REQUIRED WORK: Return precisely the span of lines from the top of the material below to the line containing "import plotly.graph_objects as go", both included. Pictures are excluded.

* START DATA SEGMENT *

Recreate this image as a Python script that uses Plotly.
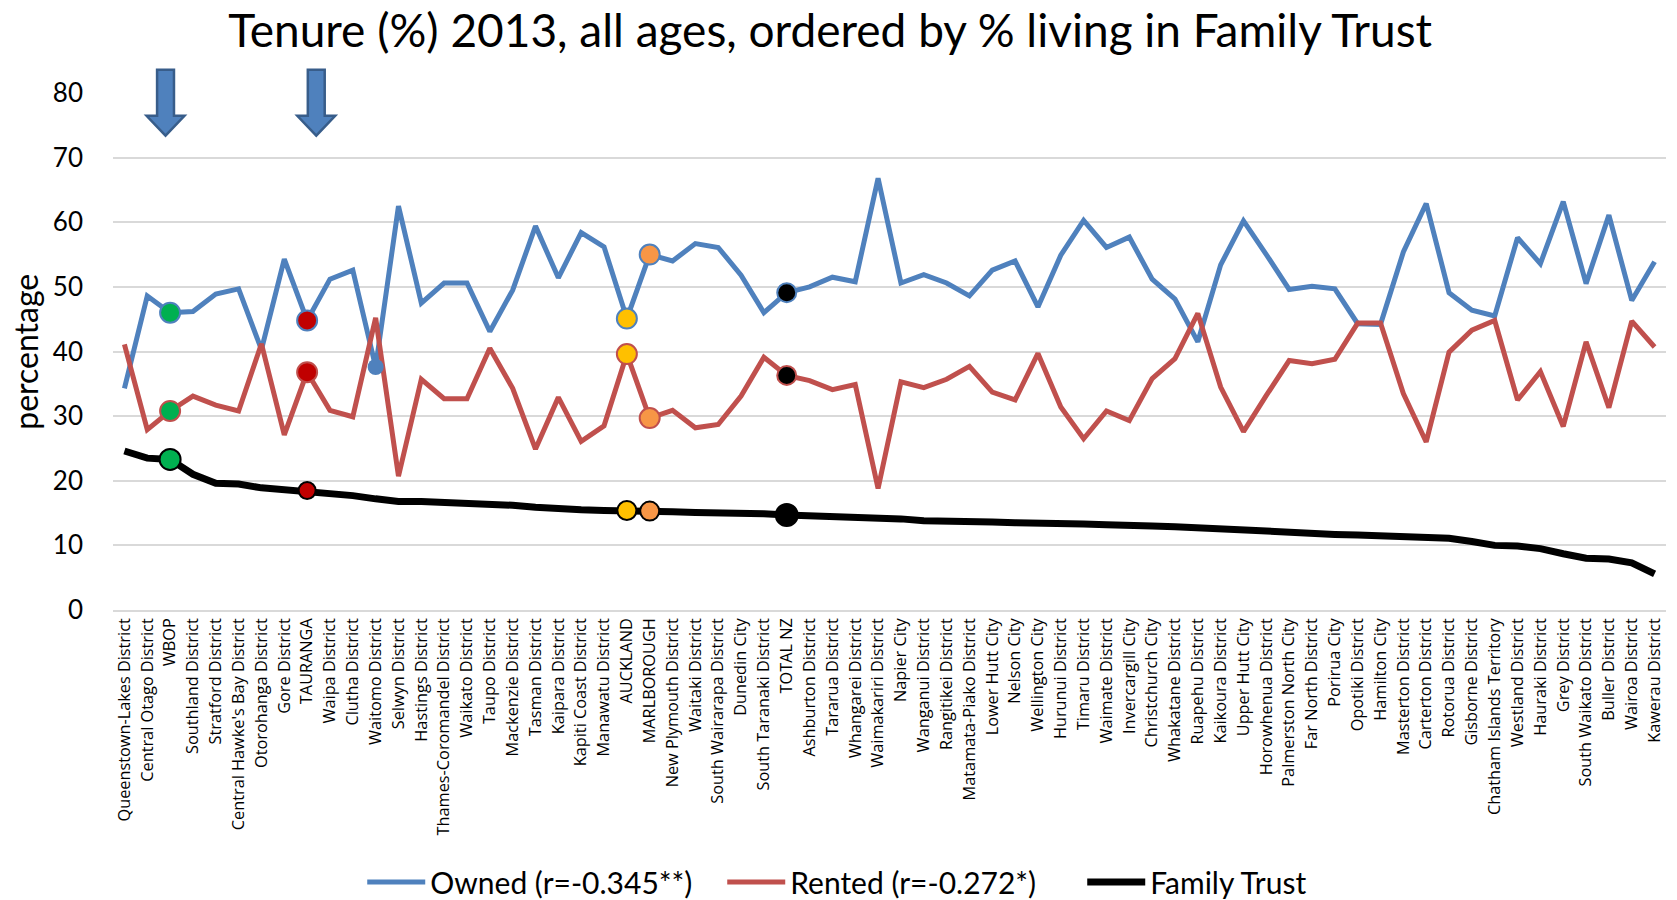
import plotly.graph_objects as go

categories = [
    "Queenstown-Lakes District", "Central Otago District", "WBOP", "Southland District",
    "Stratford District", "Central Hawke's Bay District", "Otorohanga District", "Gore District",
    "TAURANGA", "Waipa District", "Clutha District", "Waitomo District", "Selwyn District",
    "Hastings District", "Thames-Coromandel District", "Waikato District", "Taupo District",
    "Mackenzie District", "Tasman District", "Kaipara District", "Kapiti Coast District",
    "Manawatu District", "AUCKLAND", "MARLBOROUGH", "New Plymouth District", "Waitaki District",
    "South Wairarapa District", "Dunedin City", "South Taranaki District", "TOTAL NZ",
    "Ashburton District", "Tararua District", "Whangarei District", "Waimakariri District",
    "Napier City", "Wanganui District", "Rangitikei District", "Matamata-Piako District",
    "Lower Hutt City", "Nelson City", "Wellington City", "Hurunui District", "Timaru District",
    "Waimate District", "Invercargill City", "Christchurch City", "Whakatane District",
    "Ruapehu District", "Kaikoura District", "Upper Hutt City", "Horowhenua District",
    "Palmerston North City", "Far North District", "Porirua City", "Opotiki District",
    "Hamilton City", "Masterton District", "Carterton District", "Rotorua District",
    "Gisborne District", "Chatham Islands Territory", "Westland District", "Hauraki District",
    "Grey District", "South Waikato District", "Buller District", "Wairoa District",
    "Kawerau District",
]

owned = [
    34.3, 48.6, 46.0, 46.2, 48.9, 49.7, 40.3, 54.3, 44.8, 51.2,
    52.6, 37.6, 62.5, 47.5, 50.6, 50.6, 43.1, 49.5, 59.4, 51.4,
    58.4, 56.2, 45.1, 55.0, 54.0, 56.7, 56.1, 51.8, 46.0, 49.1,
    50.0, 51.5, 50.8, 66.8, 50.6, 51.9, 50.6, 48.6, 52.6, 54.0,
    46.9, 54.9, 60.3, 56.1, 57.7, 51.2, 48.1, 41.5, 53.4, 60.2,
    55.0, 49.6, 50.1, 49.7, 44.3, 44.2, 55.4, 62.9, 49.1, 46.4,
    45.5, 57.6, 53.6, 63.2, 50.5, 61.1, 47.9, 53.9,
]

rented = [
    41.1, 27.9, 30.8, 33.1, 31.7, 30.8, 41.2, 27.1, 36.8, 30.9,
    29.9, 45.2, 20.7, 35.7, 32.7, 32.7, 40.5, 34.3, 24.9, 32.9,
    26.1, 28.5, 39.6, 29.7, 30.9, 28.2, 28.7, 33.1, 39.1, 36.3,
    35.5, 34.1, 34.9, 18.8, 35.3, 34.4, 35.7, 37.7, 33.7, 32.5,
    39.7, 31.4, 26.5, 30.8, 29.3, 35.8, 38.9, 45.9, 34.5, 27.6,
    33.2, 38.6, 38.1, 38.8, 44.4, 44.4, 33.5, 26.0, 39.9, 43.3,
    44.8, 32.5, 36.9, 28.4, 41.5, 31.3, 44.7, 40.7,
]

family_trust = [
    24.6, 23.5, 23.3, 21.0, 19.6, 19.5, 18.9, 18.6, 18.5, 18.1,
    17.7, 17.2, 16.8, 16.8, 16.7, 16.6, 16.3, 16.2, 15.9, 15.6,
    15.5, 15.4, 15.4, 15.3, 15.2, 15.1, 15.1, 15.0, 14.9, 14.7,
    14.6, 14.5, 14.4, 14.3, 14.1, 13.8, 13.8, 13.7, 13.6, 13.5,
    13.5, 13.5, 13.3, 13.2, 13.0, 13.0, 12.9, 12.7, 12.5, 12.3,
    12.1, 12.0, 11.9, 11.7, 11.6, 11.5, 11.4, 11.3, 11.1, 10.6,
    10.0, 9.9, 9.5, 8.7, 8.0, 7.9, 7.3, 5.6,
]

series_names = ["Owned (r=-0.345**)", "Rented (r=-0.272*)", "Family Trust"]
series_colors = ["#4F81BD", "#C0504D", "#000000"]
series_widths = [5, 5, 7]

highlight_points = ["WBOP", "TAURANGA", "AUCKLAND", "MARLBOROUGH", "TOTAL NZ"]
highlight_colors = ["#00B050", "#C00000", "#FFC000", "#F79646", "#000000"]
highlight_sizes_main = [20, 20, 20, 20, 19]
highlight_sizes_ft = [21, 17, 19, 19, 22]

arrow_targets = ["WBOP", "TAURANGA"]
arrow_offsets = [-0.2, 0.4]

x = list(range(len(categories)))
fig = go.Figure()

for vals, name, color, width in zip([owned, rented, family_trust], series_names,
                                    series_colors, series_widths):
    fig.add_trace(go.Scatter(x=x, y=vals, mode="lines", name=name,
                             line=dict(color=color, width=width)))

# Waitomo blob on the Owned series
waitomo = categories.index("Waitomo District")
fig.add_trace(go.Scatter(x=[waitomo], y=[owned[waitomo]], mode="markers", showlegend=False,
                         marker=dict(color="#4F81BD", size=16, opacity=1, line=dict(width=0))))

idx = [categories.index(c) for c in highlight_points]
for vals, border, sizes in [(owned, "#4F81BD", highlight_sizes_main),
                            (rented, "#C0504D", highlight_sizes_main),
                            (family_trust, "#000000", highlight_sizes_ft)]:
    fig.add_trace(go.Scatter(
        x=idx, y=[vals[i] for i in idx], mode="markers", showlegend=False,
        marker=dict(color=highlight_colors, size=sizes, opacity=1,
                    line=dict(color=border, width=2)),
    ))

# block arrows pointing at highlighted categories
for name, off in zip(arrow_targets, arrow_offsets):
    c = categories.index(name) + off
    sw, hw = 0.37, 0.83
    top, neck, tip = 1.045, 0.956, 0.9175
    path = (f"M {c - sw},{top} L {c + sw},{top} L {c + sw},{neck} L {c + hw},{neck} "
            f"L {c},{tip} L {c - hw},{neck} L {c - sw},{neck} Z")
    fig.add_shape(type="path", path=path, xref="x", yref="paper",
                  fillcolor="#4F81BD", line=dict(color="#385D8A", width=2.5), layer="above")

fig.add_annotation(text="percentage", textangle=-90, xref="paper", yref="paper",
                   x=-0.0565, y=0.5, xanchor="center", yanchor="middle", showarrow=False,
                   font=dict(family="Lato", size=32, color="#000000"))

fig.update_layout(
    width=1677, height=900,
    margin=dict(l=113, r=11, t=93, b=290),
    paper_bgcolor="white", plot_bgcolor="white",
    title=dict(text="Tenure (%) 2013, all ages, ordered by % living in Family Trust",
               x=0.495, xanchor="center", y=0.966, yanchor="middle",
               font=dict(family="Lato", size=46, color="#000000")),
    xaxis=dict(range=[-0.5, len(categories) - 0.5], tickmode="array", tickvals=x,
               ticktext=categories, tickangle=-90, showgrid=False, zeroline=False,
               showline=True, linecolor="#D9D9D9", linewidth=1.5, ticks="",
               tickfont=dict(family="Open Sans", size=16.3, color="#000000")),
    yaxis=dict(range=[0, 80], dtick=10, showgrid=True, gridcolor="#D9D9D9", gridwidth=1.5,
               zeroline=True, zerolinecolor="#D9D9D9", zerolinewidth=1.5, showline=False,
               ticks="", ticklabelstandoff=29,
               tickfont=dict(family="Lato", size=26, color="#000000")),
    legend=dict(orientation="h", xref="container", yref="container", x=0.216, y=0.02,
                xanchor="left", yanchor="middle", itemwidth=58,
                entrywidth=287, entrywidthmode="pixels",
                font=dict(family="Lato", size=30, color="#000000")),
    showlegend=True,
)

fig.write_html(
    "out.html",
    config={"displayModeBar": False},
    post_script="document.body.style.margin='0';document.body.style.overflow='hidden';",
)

* END DATA SEGMENT *

TASK RESULT:
Recreate this image as a Python script that uses Plotly.
import plotly.graph_objects as go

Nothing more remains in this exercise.